Jörg Spaniol
· 14.04.2015
Die schwedische Firma Thule ist eigentlich eher für Auto-Dachboxen bekannt. Doch nach dem Zukauf eines speziellen Gepäckträgers entstand ein sehr eigenständiges Radtaschen-System.
Am Anfang stand die Abenteuerlust einiger neuseeländischer Designer. Die wollten in ihrem dünnbesiedelten Land das Gepäck für mehrere Tage auf Mountainbikes packen und fanden keine passenden Gepäckträger. Federgabeln und viele moderne Hinterbauten sehen so etwas einfach nicht vor. Ab 2007 entwickelten sie ihre „Freeload“-Gepäckträger, die dieses Problem sehr befriedigend lösten. Im Jahr 2012 kauften die schwedischen Transportspezialisten von Thule dann das Freeload-Design – und entwickelten ein umfangreiches Taschensystem drumherum.

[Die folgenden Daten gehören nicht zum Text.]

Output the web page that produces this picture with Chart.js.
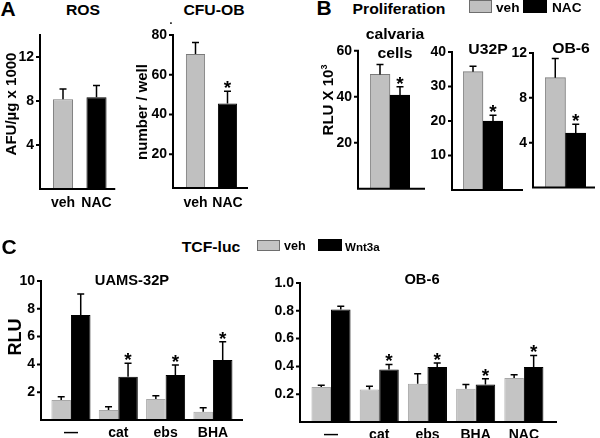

Betrachtet man das Ergebnis aus der Nähe, muss das Entwicklungsbudget enorm gewesen sein. Es entstanden Detaillösungen, die Thules Taschen vom größten Teil des Angebots unterscheiden. Exemplarisch zeigt sich das an den großen Packtaschen für vorne oder hinten. Anstelle üblicher Haken mit Absprungsicherung verwendet Thule drehbare Klauen, die das Gepäckträger-Rohr mit Federkraft umgreifen. Diese Klauen sitzen werkzeuglos verschiebbar auf einer Aluschiene. Richtig aufwendig wird das Haltesystem durch den Trick, mit dem es sich (zum Tragen der Taschen) komplett wegklappen lässt: Die Aluschiene dreht sich auf festen Daumendruck weg, die Klauen zeigen dann verdeckt ins Tascheninnere. Alleine die Zahl der daran beteiligten Einzelteile und der nötigen Formen hätte eine kleine Firma arg strapaziert. Andere Packtaschen haben unten einen Haken, der in den Gepäckträger greift und das Schlingern der Last verhindert. Thule verwendet stattdessen einen starken Magneten. Der prangt auf der Gepäckträgerstrebe und findet sehr leicht sein Gegenstück, eine unsichtbare Metallplatte im Taschenrücken. Selbst wenn die beladene Tasche sich kurzzeitig löst, findet sie sofort wieder ihren Platz – anders als ein ausgerasteter Haken. Nun vertragen sich starke Magnete nicht gut mit Laptop-Festplatten oder Chipkarten. Ein Datenverlust beim Radtransport wäre eine dumme Sache – und so wurde der Taschen-Innenraum magnetisch abgeschirmt! Auch bei den Schnallen der Kompressionsriemen und dem dicken, etwas steifen Grundmaterial regierte technischer Perfektionismus. Vorne am Rad, bei der Lenkertaschenhalterung, kulminiert diese Grundhaltung in einer durchaus funktionalen, aber auch kolossalen Skulptur aus Aluminium und Kunststoff. Sie provoziert eine Frage: Führt Perfektionismus zwangsläufig zu Perfektion?